▶ Task requirements:
Every line that contains the word "with" should be copied.

▶ Data lines:
-- Begin --

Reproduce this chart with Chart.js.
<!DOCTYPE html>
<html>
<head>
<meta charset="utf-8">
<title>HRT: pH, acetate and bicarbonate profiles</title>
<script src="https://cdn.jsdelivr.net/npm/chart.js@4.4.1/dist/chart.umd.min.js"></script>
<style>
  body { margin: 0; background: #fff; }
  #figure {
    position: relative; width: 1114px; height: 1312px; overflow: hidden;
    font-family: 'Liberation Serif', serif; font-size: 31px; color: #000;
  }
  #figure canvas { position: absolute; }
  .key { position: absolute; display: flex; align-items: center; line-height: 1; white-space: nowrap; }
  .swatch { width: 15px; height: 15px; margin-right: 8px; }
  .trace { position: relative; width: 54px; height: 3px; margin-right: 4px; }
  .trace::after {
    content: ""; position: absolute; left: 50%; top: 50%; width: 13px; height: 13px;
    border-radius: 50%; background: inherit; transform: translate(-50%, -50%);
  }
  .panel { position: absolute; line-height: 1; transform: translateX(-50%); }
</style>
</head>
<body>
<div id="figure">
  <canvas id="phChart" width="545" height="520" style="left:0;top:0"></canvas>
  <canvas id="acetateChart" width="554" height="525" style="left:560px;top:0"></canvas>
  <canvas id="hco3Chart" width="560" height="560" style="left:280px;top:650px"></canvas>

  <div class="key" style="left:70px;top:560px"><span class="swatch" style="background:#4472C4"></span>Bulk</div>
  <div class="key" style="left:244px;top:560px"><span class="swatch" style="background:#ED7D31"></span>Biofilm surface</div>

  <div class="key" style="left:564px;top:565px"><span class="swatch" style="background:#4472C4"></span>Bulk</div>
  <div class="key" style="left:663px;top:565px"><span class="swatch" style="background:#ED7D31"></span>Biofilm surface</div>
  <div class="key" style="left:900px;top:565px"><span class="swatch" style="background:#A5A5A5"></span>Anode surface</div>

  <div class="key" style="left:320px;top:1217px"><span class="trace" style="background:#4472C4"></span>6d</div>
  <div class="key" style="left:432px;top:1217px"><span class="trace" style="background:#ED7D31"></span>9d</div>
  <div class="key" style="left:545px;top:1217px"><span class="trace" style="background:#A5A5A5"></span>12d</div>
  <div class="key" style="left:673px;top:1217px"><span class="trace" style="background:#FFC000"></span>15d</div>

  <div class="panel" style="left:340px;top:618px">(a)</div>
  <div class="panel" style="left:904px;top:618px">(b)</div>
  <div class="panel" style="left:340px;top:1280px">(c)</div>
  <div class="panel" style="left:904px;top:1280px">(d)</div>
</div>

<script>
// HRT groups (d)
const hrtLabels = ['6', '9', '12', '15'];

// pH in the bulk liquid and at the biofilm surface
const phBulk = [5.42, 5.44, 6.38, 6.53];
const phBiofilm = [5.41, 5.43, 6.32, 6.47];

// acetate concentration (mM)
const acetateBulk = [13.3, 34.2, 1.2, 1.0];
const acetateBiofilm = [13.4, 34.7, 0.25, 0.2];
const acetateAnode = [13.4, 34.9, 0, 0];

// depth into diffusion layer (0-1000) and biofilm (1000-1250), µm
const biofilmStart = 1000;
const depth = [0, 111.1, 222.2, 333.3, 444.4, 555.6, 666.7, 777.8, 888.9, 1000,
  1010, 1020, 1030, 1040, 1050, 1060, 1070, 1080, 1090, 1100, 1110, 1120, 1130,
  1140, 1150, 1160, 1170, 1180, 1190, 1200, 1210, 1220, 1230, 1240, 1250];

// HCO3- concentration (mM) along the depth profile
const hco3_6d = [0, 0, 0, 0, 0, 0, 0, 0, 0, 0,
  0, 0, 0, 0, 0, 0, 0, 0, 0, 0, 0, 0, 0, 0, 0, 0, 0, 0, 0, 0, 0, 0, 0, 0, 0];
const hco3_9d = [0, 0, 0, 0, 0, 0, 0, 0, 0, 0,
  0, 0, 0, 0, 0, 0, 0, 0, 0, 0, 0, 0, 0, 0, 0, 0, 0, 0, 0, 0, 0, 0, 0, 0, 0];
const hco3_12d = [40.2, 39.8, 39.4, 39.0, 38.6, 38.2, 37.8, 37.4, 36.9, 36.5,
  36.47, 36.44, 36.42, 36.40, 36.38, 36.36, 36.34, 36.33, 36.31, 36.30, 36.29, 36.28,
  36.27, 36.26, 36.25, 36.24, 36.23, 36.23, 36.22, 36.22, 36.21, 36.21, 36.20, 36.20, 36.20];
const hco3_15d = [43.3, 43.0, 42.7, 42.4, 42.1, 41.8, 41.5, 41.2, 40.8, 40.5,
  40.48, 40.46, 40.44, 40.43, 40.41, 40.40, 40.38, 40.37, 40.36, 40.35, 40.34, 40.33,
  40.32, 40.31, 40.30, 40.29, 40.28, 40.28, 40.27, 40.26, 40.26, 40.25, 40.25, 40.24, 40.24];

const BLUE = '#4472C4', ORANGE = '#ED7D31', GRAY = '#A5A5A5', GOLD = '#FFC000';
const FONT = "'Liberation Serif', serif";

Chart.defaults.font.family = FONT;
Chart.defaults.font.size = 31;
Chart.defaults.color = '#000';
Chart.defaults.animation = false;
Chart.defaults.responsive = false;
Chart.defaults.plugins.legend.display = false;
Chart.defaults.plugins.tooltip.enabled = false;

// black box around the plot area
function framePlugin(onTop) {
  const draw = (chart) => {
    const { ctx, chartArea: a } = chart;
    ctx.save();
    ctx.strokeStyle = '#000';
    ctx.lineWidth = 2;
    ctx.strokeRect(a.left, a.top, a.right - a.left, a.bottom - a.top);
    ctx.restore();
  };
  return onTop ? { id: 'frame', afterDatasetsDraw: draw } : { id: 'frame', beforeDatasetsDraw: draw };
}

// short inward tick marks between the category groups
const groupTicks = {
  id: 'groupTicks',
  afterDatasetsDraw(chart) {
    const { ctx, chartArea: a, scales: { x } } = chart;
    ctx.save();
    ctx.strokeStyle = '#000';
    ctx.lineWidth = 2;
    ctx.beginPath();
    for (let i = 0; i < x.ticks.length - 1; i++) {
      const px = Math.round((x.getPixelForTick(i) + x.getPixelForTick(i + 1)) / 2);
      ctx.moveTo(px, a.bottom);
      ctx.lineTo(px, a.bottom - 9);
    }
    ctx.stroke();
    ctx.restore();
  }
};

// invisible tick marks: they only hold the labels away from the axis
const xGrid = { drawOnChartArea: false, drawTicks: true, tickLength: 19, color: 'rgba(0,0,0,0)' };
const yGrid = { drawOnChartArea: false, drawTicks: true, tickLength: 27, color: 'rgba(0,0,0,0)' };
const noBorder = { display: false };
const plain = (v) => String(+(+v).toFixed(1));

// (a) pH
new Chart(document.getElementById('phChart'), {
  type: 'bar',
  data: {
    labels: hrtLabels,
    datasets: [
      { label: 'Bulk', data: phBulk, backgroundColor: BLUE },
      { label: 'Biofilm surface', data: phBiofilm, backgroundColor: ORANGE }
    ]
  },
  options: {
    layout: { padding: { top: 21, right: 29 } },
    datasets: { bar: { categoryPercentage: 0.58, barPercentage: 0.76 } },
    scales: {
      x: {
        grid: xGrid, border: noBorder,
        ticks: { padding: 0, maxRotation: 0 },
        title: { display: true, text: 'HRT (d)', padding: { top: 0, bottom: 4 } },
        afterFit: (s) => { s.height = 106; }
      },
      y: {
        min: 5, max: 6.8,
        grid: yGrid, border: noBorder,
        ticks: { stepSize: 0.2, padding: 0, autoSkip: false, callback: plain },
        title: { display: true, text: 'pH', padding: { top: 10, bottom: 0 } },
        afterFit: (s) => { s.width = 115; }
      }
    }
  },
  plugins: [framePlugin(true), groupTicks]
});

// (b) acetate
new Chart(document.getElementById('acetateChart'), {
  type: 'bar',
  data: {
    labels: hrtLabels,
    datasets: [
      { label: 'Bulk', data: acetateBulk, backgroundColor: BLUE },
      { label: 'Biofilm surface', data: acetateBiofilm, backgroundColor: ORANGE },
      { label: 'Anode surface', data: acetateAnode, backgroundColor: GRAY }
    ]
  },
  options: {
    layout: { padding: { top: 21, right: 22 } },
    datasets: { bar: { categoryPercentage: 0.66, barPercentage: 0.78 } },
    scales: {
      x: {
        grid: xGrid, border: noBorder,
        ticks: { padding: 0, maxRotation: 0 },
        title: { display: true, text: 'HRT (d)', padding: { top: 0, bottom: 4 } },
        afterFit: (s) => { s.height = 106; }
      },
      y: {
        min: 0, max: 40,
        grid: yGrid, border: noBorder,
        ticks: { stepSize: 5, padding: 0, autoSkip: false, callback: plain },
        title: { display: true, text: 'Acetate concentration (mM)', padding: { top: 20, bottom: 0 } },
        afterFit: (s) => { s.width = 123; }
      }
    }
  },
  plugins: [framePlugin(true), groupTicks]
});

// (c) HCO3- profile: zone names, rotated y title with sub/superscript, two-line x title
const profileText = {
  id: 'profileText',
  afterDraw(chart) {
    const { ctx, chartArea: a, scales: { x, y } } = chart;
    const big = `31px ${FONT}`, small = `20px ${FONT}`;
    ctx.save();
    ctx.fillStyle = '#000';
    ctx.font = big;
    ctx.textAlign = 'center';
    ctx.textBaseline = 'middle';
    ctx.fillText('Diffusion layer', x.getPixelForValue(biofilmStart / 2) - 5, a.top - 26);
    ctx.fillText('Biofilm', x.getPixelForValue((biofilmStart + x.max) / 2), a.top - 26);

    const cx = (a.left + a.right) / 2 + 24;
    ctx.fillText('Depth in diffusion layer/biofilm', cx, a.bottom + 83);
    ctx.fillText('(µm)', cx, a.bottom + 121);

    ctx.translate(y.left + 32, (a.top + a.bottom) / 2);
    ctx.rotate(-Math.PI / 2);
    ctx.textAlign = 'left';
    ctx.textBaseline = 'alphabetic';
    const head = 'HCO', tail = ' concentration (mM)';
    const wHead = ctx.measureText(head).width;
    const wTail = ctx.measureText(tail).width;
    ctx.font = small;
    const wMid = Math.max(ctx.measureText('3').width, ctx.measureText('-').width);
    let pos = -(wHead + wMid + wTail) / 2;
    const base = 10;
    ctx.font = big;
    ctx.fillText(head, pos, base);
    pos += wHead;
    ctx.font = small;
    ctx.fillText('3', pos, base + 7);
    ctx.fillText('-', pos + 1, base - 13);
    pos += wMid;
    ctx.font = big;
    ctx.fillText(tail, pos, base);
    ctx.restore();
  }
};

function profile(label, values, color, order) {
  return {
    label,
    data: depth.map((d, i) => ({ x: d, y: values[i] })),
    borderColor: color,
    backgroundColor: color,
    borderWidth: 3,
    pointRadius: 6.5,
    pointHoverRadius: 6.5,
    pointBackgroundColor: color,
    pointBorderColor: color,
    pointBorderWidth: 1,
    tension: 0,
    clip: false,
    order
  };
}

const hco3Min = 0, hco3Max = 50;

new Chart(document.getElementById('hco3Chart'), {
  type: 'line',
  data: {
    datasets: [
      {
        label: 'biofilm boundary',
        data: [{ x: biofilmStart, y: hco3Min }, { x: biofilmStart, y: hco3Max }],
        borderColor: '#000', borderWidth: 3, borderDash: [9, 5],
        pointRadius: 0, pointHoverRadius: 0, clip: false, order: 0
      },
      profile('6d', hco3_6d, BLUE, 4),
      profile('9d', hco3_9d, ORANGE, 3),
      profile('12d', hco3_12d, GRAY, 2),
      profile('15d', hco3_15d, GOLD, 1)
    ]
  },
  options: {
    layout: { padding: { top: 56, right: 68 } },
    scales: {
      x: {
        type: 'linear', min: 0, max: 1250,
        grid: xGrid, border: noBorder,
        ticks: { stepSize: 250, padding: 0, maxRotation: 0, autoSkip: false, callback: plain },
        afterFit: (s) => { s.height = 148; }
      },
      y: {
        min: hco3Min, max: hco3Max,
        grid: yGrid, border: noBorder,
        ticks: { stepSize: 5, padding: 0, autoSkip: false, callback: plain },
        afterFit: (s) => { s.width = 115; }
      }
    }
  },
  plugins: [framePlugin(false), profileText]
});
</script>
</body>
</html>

-- End --

▶ Task solution:
Reproduce this chart with Chart.js.
// (c) HCO3- profile: zone names, rotated y title with sub/superscript, two-line x title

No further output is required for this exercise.